In case you think this is some crazy dream scenario, I have a great example to prove it isn't. After years of ignoring it, I finally visited New York City's beautiful High Line this past weekend. Conceived and paid for by private citizens using private funds and donations, the High Line is a long stretch of long-unused elevated industrial rail tracks that were an eyesore of rusted metal above the far West Side of Manhattan for almost 25 years. Now those weedy tracks are a lovely way to get a bird's eye view of much of the city and the Hudson River shore. Better than that, the many blocks surrounding the High Line have exploded with new development and a surge of economic activity. It's the perfect marriage of private enterprise and public space, and all the government had to do to make this happen was to say "yes." When presented with the idea, then-Mayor Mike Bloomberg and the federal government both approved. Now private investors and tourists and even grizzled New York City veterans like me are rushing to say "yes" to visiting the area more, building more residential and business properties there, and providing that same government that finally said "yes" with a mountain of new tax revenue the High Line is directly responsible for creating.

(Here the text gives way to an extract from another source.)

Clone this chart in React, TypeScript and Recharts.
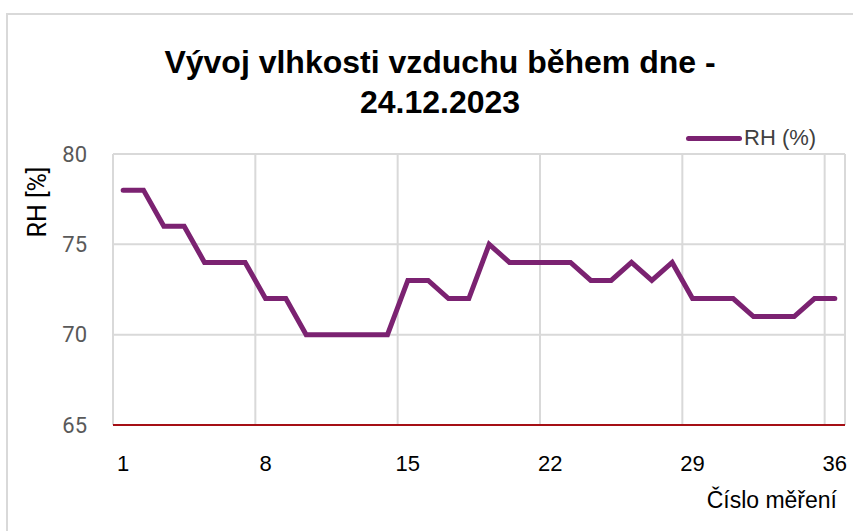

Now wouldn't it be great if in the future April 15th became the day that the government said "yes" to dozens, or even hundreds, of ideas like the High Line? Wouldn't it be great if the public got to watch and enjoy the pitches for those projects on live TV during a day-long broadcast of the process, (all on CNBC of course)? We should even let the Shark Tank Sharks act as official advisers and judges so the politicians stay away and keep the event exciting and watchable. Millions of Americans would be rooting for their favorite investment and development teams with the best ideas. Regional rivalries would be ignited, but also soothed by the fact that on the Day of Yes most every good idea will be approved. And better than that, the taxpayers would start the quick countdown to when the they would start to see real benefits from all the previously useless and wasteful things the government had created with our money in the past. The old anger about how the IRS takes our money and throws so much of it away would be replaced by joy as those boondoggles become successful after getting a private investment makeover! And if the stuffed shirts in Washington are worried about how people in the private sector will make them look bad by succeeding where they failed, they can console themselves with all that new tax revenue the new ideas will bring them,
And finally, after suffering through a century now of the impersonal harshness that Tax Day has inflicted upon this country, my Day of Yes will remind us all of the one dominant fact that anyone who watches "Shark Tank" already knows: people are truly our greatest resource.